Upper East Side for Black Lives Matter

Addo, who lives on the Upper East Side, first attended vigils and events held by UES4BLM last summer. The group has organized demonstrations every night in Carl Schurz Park since June 2. That’s more than 285 days. 

“They’ve been out here every night,” said Thompson, 76, who joined the vigil after seeing it from her window – she usually watches from her apartment before bed. “I was away for six months and came back. It was rain, snow, no matter what, people were here every single night. Sometimes it was six people, tonight it’s a big group.”

Demonstrators on Racial Injustice and Defunding the Police

Thompson, who was a college student during the Civil Rights Movement, has recently felt compelled to speak out against racial injustice.

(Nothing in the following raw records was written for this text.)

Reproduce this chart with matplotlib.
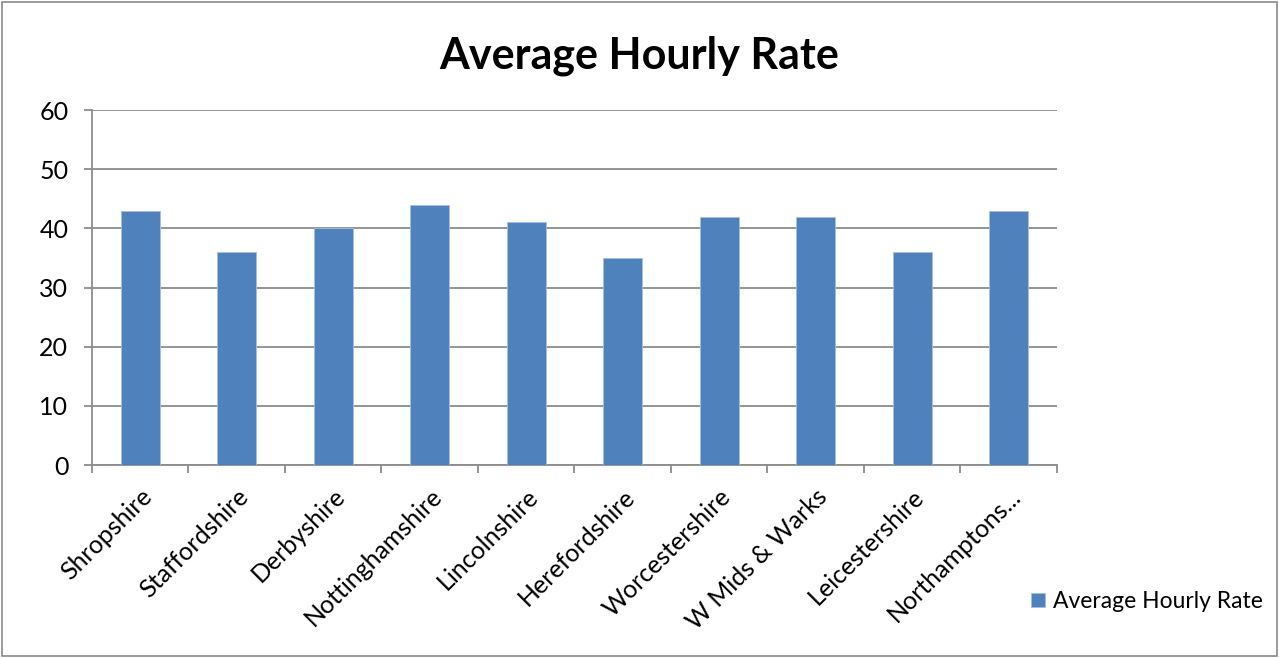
import matplotlib.pyplot as plt
from matplotlib.patches import Rectangle

counties = ["Shropshire", "Staffordshire", "Derbyshire", "Nottinghamshire",
            "Lincolnshire", "Herefordshire", "Worcestershire", "W Mids & Warks",
            "Leicestershire", "Northamptons..."]
rates = [43, 36, 40, 44, 41, 35, 42, 42, 36, 43]
yticks = [0, 10, 20, 30, 40, 50, 60]

plt.rcParams['font.family'] = ['Lato', 'DejaVu Sans']
bar_col = '#4f81bd'
grid_col = '#8c8c8c'

fig = plt.figure(figsize=(12.79, 6.58), dpi=100)
fig.patches.append(Rectangle((0.0015, 0.003), 0.997, 0.994, transform=fig.transFigure,
                             fill=False, edgecolor='#8a8a8a', lw=1.2))
ax = fig.add_axes([0.0719, 0.2933, 0.7545, 0.5395])

x = list(range(len(counties)))
ax.bar(x, rates, width=0.4, color=bar_col, edgecolor='#a5bfe0', lw=0.6,
       label='Average Hourly Rate', zorder=3)

ax.set_xlim(-0.5, len(counties) - 0.5)
ax.set_ylim(0, 60)
ax.set_yticks(yticks)
ax.yaxis.grid(True, color=grid_col, lw=1.3, zorder=0)
for s in ['top', 'right']:
    ax.spines[s].set_visible(False)
for s in ['left', 'bottom']:
    ax.spines[s].set_color(grid_col)
    ax.spines[s].set_linewidth(1.3)

ax.set_xticks([i - 0.5 for i in range(len(counties) + 1)])
ax.set_xticklabels([])
ax.set_xticks(x, minor=True)
ax.set_xticklabels(counties, minor=True, rotation=45, ha='right',
                   rotation_mode='anchor', fontsize=18)
ax.tick_params(axis='x', which='minor', length=0, pad=14)
ax.tick_params(axis='x', which='major', length=6, color=grid_col, width=1.3)
ax.tick_params(axis='y', length=6, color=grid_col, width=1.3, labelsize=18, pad=11)

fig.text(0.5, 0.915, 'Average Hourly Rate', ha='center', va='center',
         fontsize=31, fontweight='bold')

ax.legend(loc='center left', bbox_to_anchor=(0.806, 0.086), bbox_transform=fig.transFigure,
          frameon=False, fontsize=16.5, handlelength=0.6, handleheight=0.6,
          handletextpad=0.35, borderaxespad=0, borderpad=0)

fig.savefig('out.png', dpi=100)
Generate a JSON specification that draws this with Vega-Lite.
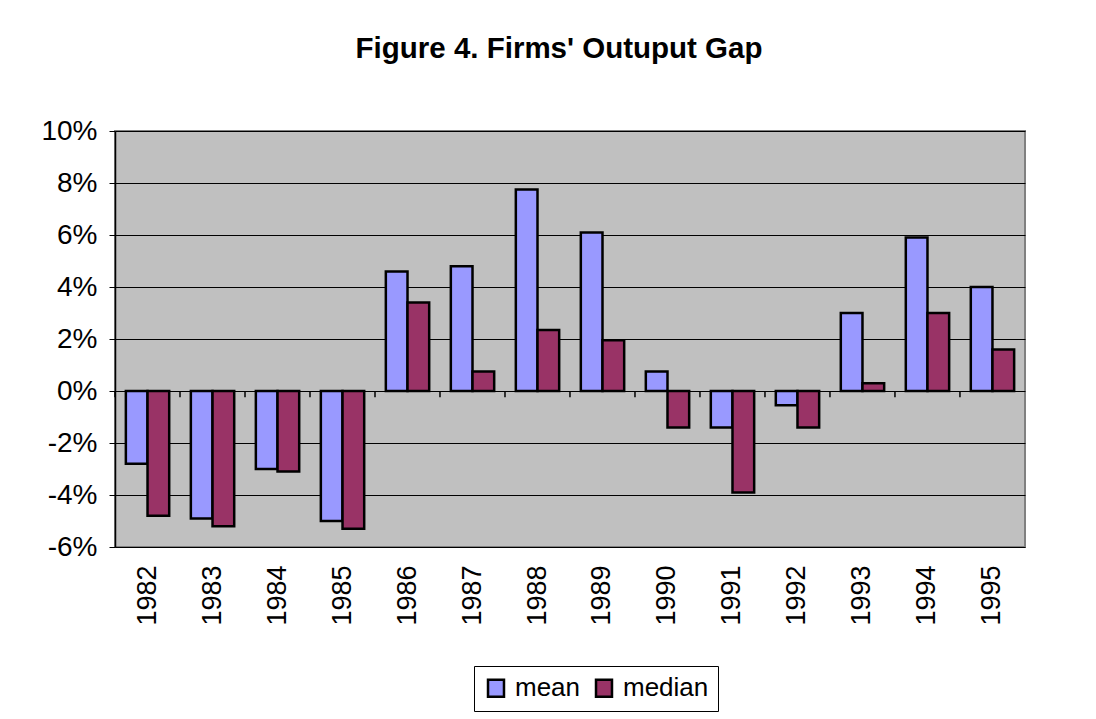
{
  "$schema": "https://vega.github.io/schema/vega-lite/v6.json",
  "autosize": {"type": "none"},
  "width": 910,
  "height": 416,
  "padding": {"left": 115, "top": 131, "right": 71, "bottom": 172},
  "background": "white",
  "title": {
    "text": "Figure 4. Firms' Outuput Gap",
    "font": "Liberation Sans",
    "fontSize": 29.5,
    "fontWeight": "bold",
    "color": "black",
    "anchor": "middle",
    "frame": "group",
    "dx": -11,
    "offset": 53
  },
  "data": {
    "values": [
      {"year": "1982", "series": "mean", "value": -0.028},
      {"year": "1982", "series": "median", "value": -0.048},
      {"year": "1983", "series": "mean", "value": -0.049},
      {"year": "1983", "series": "median", "value": -0.052},
      {"year": "1984", "series": "mean", "value": -0.030},
      {"year": "1984", "series": "median", "value": -0.031},
      {"year": "1985", "series": "mean", "value": -0.050},
      {"year": "1985", "series": "median", "value": -0.053},
      {"year": "1986", "series": "mean", "value": 0.046},
      {"year": "1986", "series": "median", "value": 0.034},
      {"year": "1987", "series": "mean", "value": 0.048},
      {"year": "1987", "series": "median", "value": 0.0075},
      {"year": "1988", "series": "mean", "value": 0.0775},
      {"year": "1988", "series": "median", "value": 0.0235},
      {"year": "1989", "series": "mean", "value": 0.061},
      {"year": "1989", "series": "median", "value": 0.0195},
      {"year": "1990", "series": "mean", "value": 0.0075},
      {"year": "1990", "series": "median", "value": -0.014},
      {"year": "1991", "series": "mean", "value": -0.014},
      {"year": "1991", "series": "median", "value": -0.039},
      {"year": "1992", "series": "mean", "value": -0.0055},
      {"year": "1992", "series": "median", "value": -0.014},
      {"year": "1993", "series": "mean", "value": 0.030},
      {"year": "1993", "series": "median", "value": 0.003},
      {"year": "1994", "series": "mean", "value": 0.059},
      {"year": "1994", "series": "median", "value": 0.030},
      {"year": "1995", "series": "mean", "value": 0.040},
      {"year": "1995", "series": "median", "value": 0.016}
    ]
  },
  "encoding": {
    "x": {
      "field": "year",
      "type": "nominal",
      "scale": {"paddingInner": 0.333, "paddingOuter": 0.167},
      "axis": {
        "title": null,
        "domain": false,
        "ticks": false,
        "grid": false,
        "labelAngle": -90,
        "labelFontSize": 27,
        "labelFont": "Liberation Sans",
        "labelColor": "black",
        "labelPadding": 18
      }
    }
  },
  "layer": [
    {
      "mark": {"type": "bar", "stroke": "black", "strokeWidth": 2.5},
      "encoding": {
        "xOffset": {"field": "series", "type": "nominal", "sort": ["mean", "median"]},
        "y": {
          "field": "value",
          "type": "quantitative",
          "scale": {"domain": [-0.06, 0.10], "nice": false, "zero": true},
          "axis": {
            "title": null,
            "format": ".0%",
            "labelExpr": "replace(datum.label, '−', '-')",
            "values": [-0.06, -0.04, -0.02, 0, 0.02, 0.04, 0.06, 0.08, 0.10],
            "domain": true,
            "domainColor": "black",
            "domainWidth": 1.5,
            "ticks": true,
            "tickSize": 6,
            "tickColor": "black",
            "grid": true,
            "gridColor": "black",
            "gridWidth": 1,
            "gridOpacity": 1,
            "labelFontSize": 28,
            "labelFont": "Liberation Sans",
            "labelColor": "black",
            "labelPadding": 12
          }
        },
        "color": {
          "field": "series",
          "type": "nominal",
          "sort": ["mean", "median"],
          "scale": {"domain": ["mean", "median"], "range": ["#9999FF", "#993366"]},
          "legend": {
            "title": null,
            "orient": "none",
            "legendX": 359,
            "legendY": 535,
            "direction": "horizontal",
            "strokeColor": "black",
            "fillColor": "white",
            "padding": 9,
            "labelFontSize": 26,
            "labelFont": "Liberation Sans",
            "labelColor": "black",
            "labelOffset": 6,
            "columnPadding": 10,
            "symbolType": "M-0.94,-1H0.94V1H-0.94Z",
            "symbolSize": 289,
            "symbolStrokeColor": "black",
            "symbolStrokeWidth": 2.5,
            "symbolOpacity": 1
          }
        }
      }
    },
    {
      "transform": [{"filter": "datum.series == 'mean'"}],
      "mark": {"type": "rule", "color": "black", "strokeWidth": 1.5},
      "encoding": {
        "x": {"field": "year", "type": "nominal", "bandPosition": -0.25},
        "y": {"datum": 0},
        "y2": {"datum": -0.0024}
      }
    }
  ],
  "config": {
    "view": {"fill": "#C0C0C0", "stroke": "#808080", "strokeWidth": 2}
  }
}
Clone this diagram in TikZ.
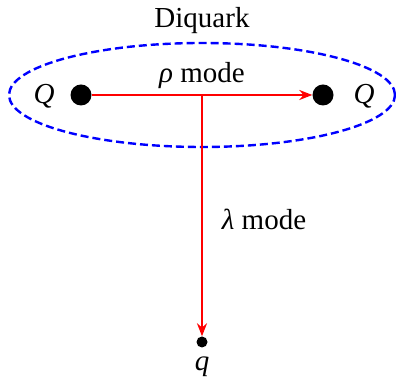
\documentclass[tikz,border=0pt]{standalone}
\usepackage{fontspec}
\setmainfont{Liberation Serif}
\usetikzlibrary{arrows.meta,shapes.geometric}
\begin{document}
\begin{tikzpicture}[x=1pt,y=1pt,
  lbl/.style={font=\fontsize{29}{33}\selectfont, inner sep=0pt},
  bigdot/.style={circle, fill=black, minimum size=21pt, inner sep=0pt},
  smalldot/.style={circle, fill=black, minimum size=11pt, inner sep=0pt},
  redarrow/.style={red, line width=2.6pt, -{Stealth[length=13pt,width=10pt]}}]
\useasboundingbox (0,0) rectangle (396,379);
\node[draw=blue, line width=2.4pt, dash pattern=on 8pt off 4pt, ellipse, minimum width=386pt, minimum height=104pt, inner sep=0pt] (ell) at (202,284) {};
\node[bigdot] (Q1) at (81,284) {};
\node[bigdot] (Q2) at (323,284) {};
\node[smalldot] (q) at (202,37) {};
\coordinate (mid) at (202,284);
\draw[redarrow] (Q1.east) -- (Q2.west);
\draw[redarrow] (mid) -- (q.north);
\node[lbl] (QL) at (44,283) {\textit{Q}};
\node[lbl] (QR) at (364,283) {\textit{Q}};
\node[lbl] (ql) at (202,12) {\textit{q}};
\node[lbl] (rho) at (202,303) {\textit{ρ} mode};
\node[lbl] (lam) at (264,160) {\textit{λ} mode};
\node[lbl] (dq) at (202,358) {Diquark};
\end{tikzpicture}
\end{document}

“[Breonna Taylor’s murder] should never have happened,” she said. “It was pure racism. We have so much work to do.”

Both Thompson and Addo believe funds should be diverted from police departments.

“I would like to see [the police] defunded and money put into healthcare and education, especially for Black people,” said Addo.

Thompson believes police resources should be redistributed but is not sure that equity in policing is possible.

“I wouldn’t defund the police completely, but there should be [more funds for mental health] in every community, particularly in communities that are in deep need. But I don’t know whether it’ll ever happen [nationwide], whether [racial justice] will move forward now.”

She worries that the momentum from last summer’s protests has died down and that there won’t be any meaningful progress.

“I think there’s more support [for racial justice] than I’ve seen for a while, but I’ve seen support [fade away] before.”